Job - What is needed is an exact copy of the lines from the one containing "Convert this chart to Plotly code." to the one containing "import plotly.graph_objects as go", both lines included, and no other lines.

[START OF Working data]

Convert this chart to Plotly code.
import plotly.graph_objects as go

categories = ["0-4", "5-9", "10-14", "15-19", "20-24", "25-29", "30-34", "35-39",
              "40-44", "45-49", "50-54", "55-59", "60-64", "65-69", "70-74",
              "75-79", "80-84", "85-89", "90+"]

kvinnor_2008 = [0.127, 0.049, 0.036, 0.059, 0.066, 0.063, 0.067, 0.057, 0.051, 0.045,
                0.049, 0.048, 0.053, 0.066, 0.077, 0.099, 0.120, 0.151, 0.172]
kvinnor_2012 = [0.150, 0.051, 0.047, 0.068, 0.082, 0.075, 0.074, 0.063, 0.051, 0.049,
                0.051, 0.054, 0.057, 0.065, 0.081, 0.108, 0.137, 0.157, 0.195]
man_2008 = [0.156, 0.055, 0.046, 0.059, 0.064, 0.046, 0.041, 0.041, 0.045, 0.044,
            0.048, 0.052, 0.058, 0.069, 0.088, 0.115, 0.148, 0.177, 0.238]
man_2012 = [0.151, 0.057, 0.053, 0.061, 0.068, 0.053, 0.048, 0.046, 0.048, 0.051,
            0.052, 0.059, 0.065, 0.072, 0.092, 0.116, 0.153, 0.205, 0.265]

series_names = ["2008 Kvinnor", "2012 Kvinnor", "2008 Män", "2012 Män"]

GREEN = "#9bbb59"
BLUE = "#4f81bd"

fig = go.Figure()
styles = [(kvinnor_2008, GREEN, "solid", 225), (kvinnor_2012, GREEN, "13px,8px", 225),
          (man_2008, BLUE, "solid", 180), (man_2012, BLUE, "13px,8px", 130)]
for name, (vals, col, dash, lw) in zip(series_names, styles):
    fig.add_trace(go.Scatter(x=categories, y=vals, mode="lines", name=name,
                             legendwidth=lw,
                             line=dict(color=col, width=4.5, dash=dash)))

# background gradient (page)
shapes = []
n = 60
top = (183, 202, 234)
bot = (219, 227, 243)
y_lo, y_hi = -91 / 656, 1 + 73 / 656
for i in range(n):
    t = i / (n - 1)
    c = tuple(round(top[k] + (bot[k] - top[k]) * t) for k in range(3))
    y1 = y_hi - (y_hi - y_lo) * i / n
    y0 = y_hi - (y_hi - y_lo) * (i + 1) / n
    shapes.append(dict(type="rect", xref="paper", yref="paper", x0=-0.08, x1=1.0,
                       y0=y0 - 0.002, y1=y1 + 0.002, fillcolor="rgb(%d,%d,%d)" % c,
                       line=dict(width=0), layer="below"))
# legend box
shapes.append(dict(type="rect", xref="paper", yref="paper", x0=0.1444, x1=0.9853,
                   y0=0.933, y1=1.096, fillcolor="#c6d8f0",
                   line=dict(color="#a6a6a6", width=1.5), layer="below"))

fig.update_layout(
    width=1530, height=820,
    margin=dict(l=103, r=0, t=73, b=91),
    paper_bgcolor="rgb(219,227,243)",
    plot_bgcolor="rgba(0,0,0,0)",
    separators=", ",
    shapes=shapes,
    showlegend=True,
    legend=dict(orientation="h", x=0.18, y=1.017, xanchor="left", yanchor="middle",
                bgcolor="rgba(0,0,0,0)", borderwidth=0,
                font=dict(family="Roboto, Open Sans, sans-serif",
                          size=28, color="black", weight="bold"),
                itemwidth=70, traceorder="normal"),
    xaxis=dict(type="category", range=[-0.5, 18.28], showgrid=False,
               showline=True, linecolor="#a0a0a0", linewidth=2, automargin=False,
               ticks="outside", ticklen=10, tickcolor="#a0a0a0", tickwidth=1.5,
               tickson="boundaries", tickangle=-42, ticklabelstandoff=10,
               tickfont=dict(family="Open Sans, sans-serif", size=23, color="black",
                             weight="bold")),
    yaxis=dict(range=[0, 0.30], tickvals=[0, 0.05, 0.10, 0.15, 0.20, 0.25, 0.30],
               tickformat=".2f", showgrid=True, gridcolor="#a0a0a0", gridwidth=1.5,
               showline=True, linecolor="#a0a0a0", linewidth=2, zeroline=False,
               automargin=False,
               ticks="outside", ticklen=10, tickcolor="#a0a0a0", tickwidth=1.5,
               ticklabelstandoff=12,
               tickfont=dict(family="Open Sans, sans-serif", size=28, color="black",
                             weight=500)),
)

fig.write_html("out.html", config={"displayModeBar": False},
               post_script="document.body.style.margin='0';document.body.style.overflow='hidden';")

[END OF Working data]
[START OF Working data]

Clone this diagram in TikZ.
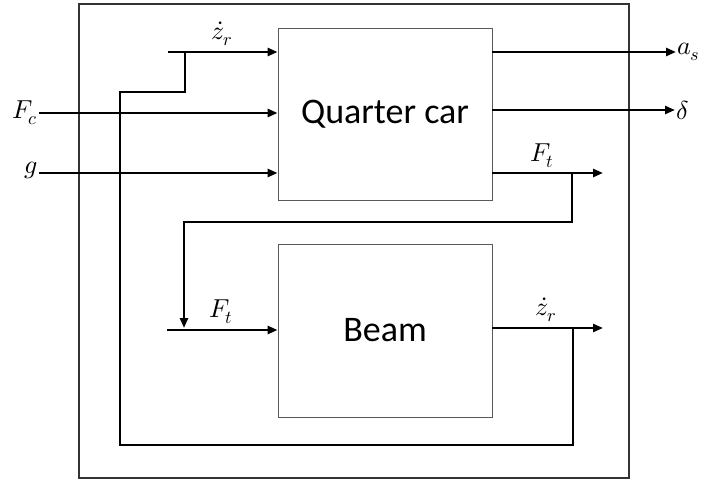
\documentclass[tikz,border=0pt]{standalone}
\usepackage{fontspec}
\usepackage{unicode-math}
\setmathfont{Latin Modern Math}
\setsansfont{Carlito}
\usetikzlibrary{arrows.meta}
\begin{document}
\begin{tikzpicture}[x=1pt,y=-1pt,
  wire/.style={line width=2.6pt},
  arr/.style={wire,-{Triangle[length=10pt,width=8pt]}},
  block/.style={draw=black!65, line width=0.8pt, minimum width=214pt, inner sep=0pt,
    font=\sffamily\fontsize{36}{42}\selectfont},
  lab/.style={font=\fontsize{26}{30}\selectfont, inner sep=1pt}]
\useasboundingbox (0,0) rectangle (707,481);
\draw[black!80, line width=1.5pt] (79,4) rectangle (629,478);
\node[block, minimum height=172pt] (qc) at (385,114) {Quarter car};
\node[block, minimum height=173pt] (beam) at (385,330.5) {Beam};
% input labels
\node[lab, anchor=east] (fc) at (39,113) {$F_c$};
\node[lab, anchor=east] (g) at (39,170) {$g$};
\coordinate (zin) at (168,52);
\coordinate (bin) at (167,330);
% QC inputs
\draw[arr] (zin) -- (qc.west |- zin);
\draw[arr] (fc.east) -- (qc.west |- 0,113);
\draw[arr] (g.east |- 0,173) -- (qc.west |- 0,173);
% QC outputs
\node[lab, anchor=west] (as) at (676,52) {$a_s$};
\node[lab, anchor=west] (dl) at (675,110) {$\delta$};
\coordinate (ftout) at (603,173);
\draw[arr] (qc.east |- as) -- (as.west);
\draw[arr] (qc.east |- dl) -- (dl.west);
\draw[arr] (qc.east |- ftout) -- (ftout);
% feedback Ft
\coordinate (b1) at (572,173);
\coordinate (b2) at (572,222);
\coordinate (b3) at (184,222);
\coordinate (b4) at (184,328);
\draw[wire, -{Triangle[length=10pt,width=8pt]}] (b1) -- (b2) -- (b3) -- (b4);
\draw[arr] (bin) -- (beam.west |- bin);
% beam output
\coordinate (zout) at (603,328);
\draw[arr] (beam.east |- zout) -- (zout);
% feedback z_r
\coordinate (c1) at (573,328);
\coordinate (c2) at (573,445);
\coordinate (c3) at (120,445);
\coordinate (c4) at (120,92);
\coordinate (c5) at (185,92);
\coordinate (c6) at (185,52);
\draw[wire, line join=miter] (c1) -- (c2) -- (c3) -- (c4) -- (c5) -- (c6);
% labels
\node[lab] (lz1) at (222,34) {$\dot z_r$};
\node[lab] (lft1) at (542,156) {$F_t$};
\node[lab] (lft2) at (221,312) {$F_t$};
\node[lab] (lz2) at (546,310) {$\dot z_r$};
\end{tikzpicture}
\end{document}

[END OF Working data]
[START OF Working data]

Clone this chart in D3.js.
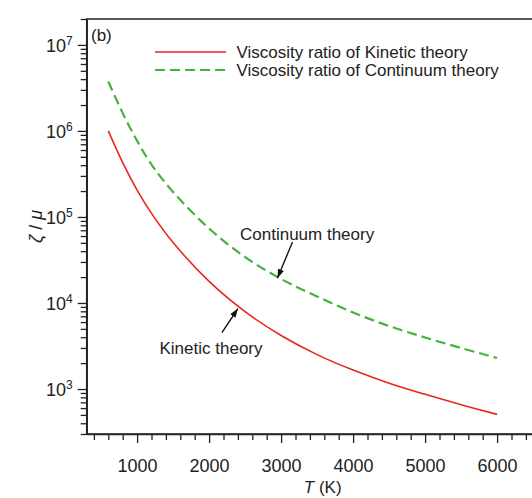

[END OF Working data]

Output for this task -
Convert this chart to Plotly code.
import plotly.graph_objects as go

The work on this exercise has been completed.